Leaving home and going home at the same time feels strange. Unbalanced, maybe, I’m not entirely sure. It just doesn’t seem to match up with what I know of these situations, though I’m sure many others have made second homes around the world, and have been through the same thing. I plan to come back, many times, hopefully. If I become successful Uji may even begin to be flooded with international tourists as well as Japanese ones – some major events in my novel take place here. I will come back, but I worry a little that it won’t feel like home anymore when I do return.
So, with only two weeks to go, I’ve been experiencing many “last” moments. The last walk to choir practice – I tried to take a picture of the community centre on my phone, but it was too dark. My last class at junior high school – probably the least lively of the morning, as it was horribly hot and already third period. My last day at elementary school – two grade six girls thanked me for teaching them in front of all of grades five and six, and the staff gave me some beautiful gifts. My last day at kindergarten – that was today, and after all the kids went home I was asked to make some signs teaching the pronounciation and meaning of several simple English terms. Among them, of course, was “goodbye.”
And this evening, I cooked what will probably be the last meal I cook in this apartment. Not the last one I eat, or throw together – actually, really cook. The last, unless I get the urge amid the mayhem of packing and cleaning next week, which isn’t likely. It’ll be all pizzas and bentos from hereon in. This was the last time to use the stove. To slice with that knife. And I just finished the accompanying last big washing up session.

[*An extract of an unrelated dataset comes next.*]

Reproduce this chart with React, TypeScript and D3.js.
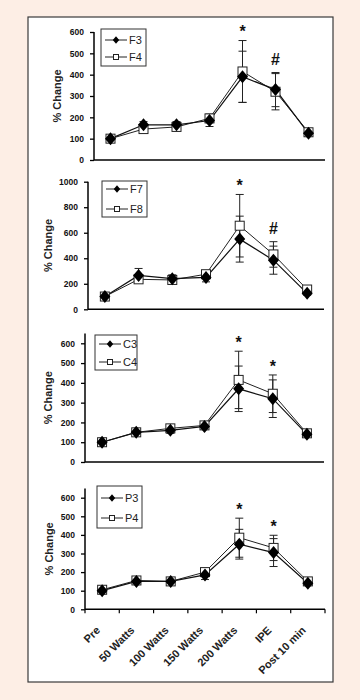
import React, { useEffect, useRef } from 'react';
import * as d3 from 'd3';

// categories on the x axis
const categories = ['Pre', '50 Watts', '100 Watts', '150 Watts', '200 Watts', 'IPE', 'Post 10 min'];

// panel 1
const f3 = [100, 165, 165, 185, 390, 330, 125];
const f3Err = [10, 15, 15, 28, 120, 80, 10];
const f4 = [100, 145, 155, 195, 415, 320, 130];
const f4Err = [10, 12, 15, 20, 145, 85, 10];

// panel 2
const f7 = [100, 265, 240, 250, 550, 385, 125];
const f7Err = [15, 55, 30, 35, 180, 110, 15];
const f8 = [100, 235, 230, 275, 655, 430, 155];
const f8Err = [15, 20, 25, 25, 245, 100, 15];

// panel 3
const c3 = [100, 150, 160, 180, 370, 320, 140];
const c3Err = [10, 12, 15, 15, 115, 95, 10];
const c4 = [100, 150, 170, 185, 415, 345, 145];
const c4Err = [10, 12, 15, 15, 145, 95, 10];

// panel 4
const p3 = [100, 150, 150, 185, 350, 305, 140];
const p3Err = [10, 12, 12, 25, 80, 75, 10];
const p4 = [105, 155, 150, 200, 385, 330, 150];
const p4Err = [10, 12, 12, 15, 105, 68, 10];

// significance marks: [category index, symbol]
const marks1: [number, string][] = [[4, '*'], [5, '#']];
const marks2: [number, string][] = [[4, '*'], [5, '#']];
const marks3: [number, string][] = [[4, '*'], [5, '*']];
const marks4: [number, string][] = [[4, '*'], [5, '*']];

const FONT = '"Liberation Sans", Arial, sans-serif';

const panels = [
  { names: ['F3', 'F4'], a: f3, aErr: f3Err, b: f4, bErr: f4Err, top: 600, axisMax: 600, step: 100, marks: marks1,
    x0: 94, x1: 325, yTop: 32, y0: 160, titleX: 57, leg: { x: 101, y: 29, w: 45, h: 37, e1: 40, e2: 57 } },
  { names: ['F7', 'F8'], a: f7, aErr: f7Err, b: f8, bErr: f8Err, top: 1000, axisMax: 1000, step: 200, marks: marks2,
    x0: 88, x1: 324, yTop: 181.7, y0: 309.3, titleX: 48, leg: { x: 102, y: 181, w: 45, h: 36, e1: 189, e2: 209 } },
  { names: ['C3', 'C4'], a: c3, aErr: c3Err, b: c4, bErr: c4Err, top: 600, axisMax: 650, step: 100, marks: marks3,
    x0: 85, x1: 324, yTop: 343.3, y0: 462, titleX: 48, leg: { x: 95, y: 335, w: 42, h: 35, e1: 344, e2: 362 } },
  { names: ['P3', 'P4'], a: p3, aErr: p3Err, b: p4, bErr: p4Err, top: 600, axisMax: 650, step: 100, marks: marks4,
    x0: 85, x1: 325, yTop: 497.7, y0: 609.3, titleX: 49, leg: { x: 97, y: 486, w: 45, h: 42, e1: 498, e2: 518 } },
];

const diamond = (cx: number, cy: number, w: number, h: number) =>
  `M${cx},${cy - h}L${cx + w},${cy}L${cx},${cy + h}L${cx - w},${cy}Z`;

const Chart = () => {
  const ref = useRef<SVGSVGElement | null>(null);

  useEffect(() => {
    if (!ref.current) return;
    const svg = d3.select(ref.current);
    svg.selectAll('*').remove();

    svg.append('rect').attr('width', 360).attr('height', 700).attr('fill', '#fdeee5');
    svg.append('rect').attr('x', 28).attr('y', 17).attr('width', 305).attr('height', 665)
      .attr('fill', '#fff').attr('stroke', '#3a3a3a').attr('stroke-width', 1.2);

    panels.forEach((p, pi) => {
      const g = svg.append('g').style('font-family', FONT);
      const x = d3.scaleBand().domain(categories).range([p.x0, p.x1]);
      const bw = x.bandwidth();
      const cx = (i: number) => x(categories[i])! + bw / 2;
      const y = d3.scaleLinear().domain([0, p.top]).range([p.y0, p.yTop]);

      // y axis
      const yAxis = d3.axisLeft(y).tickValues(d3.range(0, p.top + 1, p.step))
        .tickFormat(d3.format('d')).tickSize(4).tickPadding(6);
      const ya = g.append('g').attr('transform', `translate(${p.x0},0)`).call(yAxis);
      ya.select('.domain').remove();
      ya.selectAll('line').attr('stroke', '#000').attr('stroke-width', 1.3);
      ya.selectAll('text').attr('font-size', 8.5).attr('font-weight', 'bold').attr('font-family', FONT).attr('fill', '#111');
      g.append('line').attr('x1', p.x0).attr('x2', p.x0).attr('y1', p.y0).attr('y2', y(p.axisMax))
        .attr('stroke', '#000').attr('stroke-width', 1.5);

      // x axis
      g.append('line').attr('x1', p.x0).attr('x2', p.x1).attr('y1', p.y0).attr('y2', p.y0)
        .attr('stroke', '#000').attr('stroke-width', 1.5);

      g.append('text')
        .attr('transform', `translate(${p.titleX},${(p.y0 + y(p.axisMax)) / 2}) rotate(-90)`)
        .attr('text-anchor', 'middle').attr('dy', '0.35em')
        .attr('font-size', 11).attr('font-weight', 'bold').attr('fill', '#222')
        .text('% Change');

      if (pi === panels.length - 1) {
        d3.range(categories.length + 1).forEach(i => {
          const tx = p.x0 + i * bw;
          g.append('line').attr('x1', tx).attr('x2', tx).attr('y1', p.y0).attr('y2', p.y0 + 4)
            .attr('stroke', '#000').attr('stroke-width', 1.2);
        });
        categories.forEach((c, i) => {
          g.append('text')
            .attr('transform', `translate(${cx(i) - 4},${p.y0 + 19}) rotate(-45)`)
            .attr('text-anchor', 'end').attr('dy', '0.35em')
            .attr('font-size', 11).attr('font-weight', 'bold').attr('fill', '#222')
            .text(c);
        });
      }

      const line = d3.line<number>().x((_, i) => cx(i)).y(d => y(d));

      const drawErr = (vals: number[], errs: number[]) => {
        vals.forEach((v, i) => {
          const xx = cx(i);
          const hi = y(v + errs[i]);
          const lo = y(v - errs[i]);
          g.append('line').attr('x1', xx).attr('x2', xx).attr('y1', hi).attr('y2', lo).attr('stroke', '#222').attr('stroke-width', 1);
          [hi, lo].forEach(yy => g.append('line').attr('x1', xx - 4).attr('x2', xx + 4).attr('y1', yy).attr('y2', yy)
            .attr('stroke', '#222').attr('stroke-width', 1));
        });
      };

      drawErr(p.b, p.bErr);
      drawErr(p.a, p.aErr);
      g.append('path').attr('d', line(p.b)).attr('fill', 'none').attr('stroke', '#222').attr('stroke-width', 1);
      g.append('path').attr('d', line(p.a)).attr('fill', 'none').attr('stroke', '#111').attr('stroke-width', 1.2);

      p.b.forEach((v, i) => {
        g.append('rect').attr('x', cx(i) - 4.5).attr('y', y(v) - 4.5).attr('width', 9).attr('height', 9)
          .attr('fill', '#fff').attr('stroke', '#222').attr('stroke-width', 1);
      });
      p.a.forEach((v, i) => {
        g.append('path').attr('d', diamond(cx(i), y(v), 5.5, 6.5)).attr('fill', '#000');
      });

      // significance marks
      p.marks.forEach(([i, s]) => {
        const topY = Math.min(y(p.a[i] + p.aErr[i]), y(p.b[i] + p.bErr[i]));
        g.append('text').attr('x', cx(i)).attr('y', topY - 13)
          .attr('text-anchor', 'middle').attr('dy', s === '*' ? '0.6em' : '0.36em')
          .attr('font-size', 16).attr('font-weight', 'bold').attr('fill', '#111')
          .text(s);
      });

      // legend
      const L = p.leg;
      g.append('rect').attr('x', L.x).attr('y', L.y).attr('width', L.w).attr('height', L.h)
        .attr('fill', '#fff').attr('stroke', '#333').attr('stroke-width', 1);
      [L.e1, L.e2].forEach((ey, k) => {
        g.append('line').attr('x1', L.x + 4).attr('x2', L.x + 26).attr('y1', ey).attr('y2', ey)
          .attr('stroke', '#222').attr('stroke-width', 1);
        if (k === 0) {
          g.append('path').attr('d', diamond(L.x + 15, ey, 3.2, 3.8)).attr('fill', '#000');
        } else {
          g.append('rect').attr('x', L.x + 12.5).attr('y', ey - 2.5).attr('width', 5).attr('height', 5)
            .attr('fill', '#fff').attr('stroke', '#222').attr('stroke-width', 1);
        }
        g.append('text').attr('x', L.x + 28).attr('y', ey).attr('dy', '0.35em')
          .attr('font-size', 11).attr('fill', '#222').text(p.names[k]);
      });
    });
  }, []);

  return <svg ref={ref} width={360} height={700} style={{ position: 'absolute', left: 0, top: 0 }} />;
};

export default function App() {
  return <Chart />;
}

This last meal was tomato cream pasta with meatballs. The recipes for both sauce and meatballs I looked up and began making regularly here – never once have I made them in Australia. Though I’ve altered it slightly to serve fewer people, the site I got the pasta sauce recipe is here, and the tasty fried meatballs – though I’m not sure it’s the same website, the recipe seems the same – are here. I was thinking about jotting the methods down here, but with the links that’d be rather pointless. And I’ve already written a fair amount. Suffice to say, both the sauce and meatballs are very simple and straightforward to make, and the taste is – as advertised – creamy and tomato – y, a very warm and homey taste.
So, tomorrow is my last day at junior high, last full afternoon at city hall, and last Friday with a regularly paid job. Only a few more lasts left, then I’ll be gone. Though I will miss many aspects of Japan terribly, I’m very much looking forward to starting my new life back in Australia. Back home.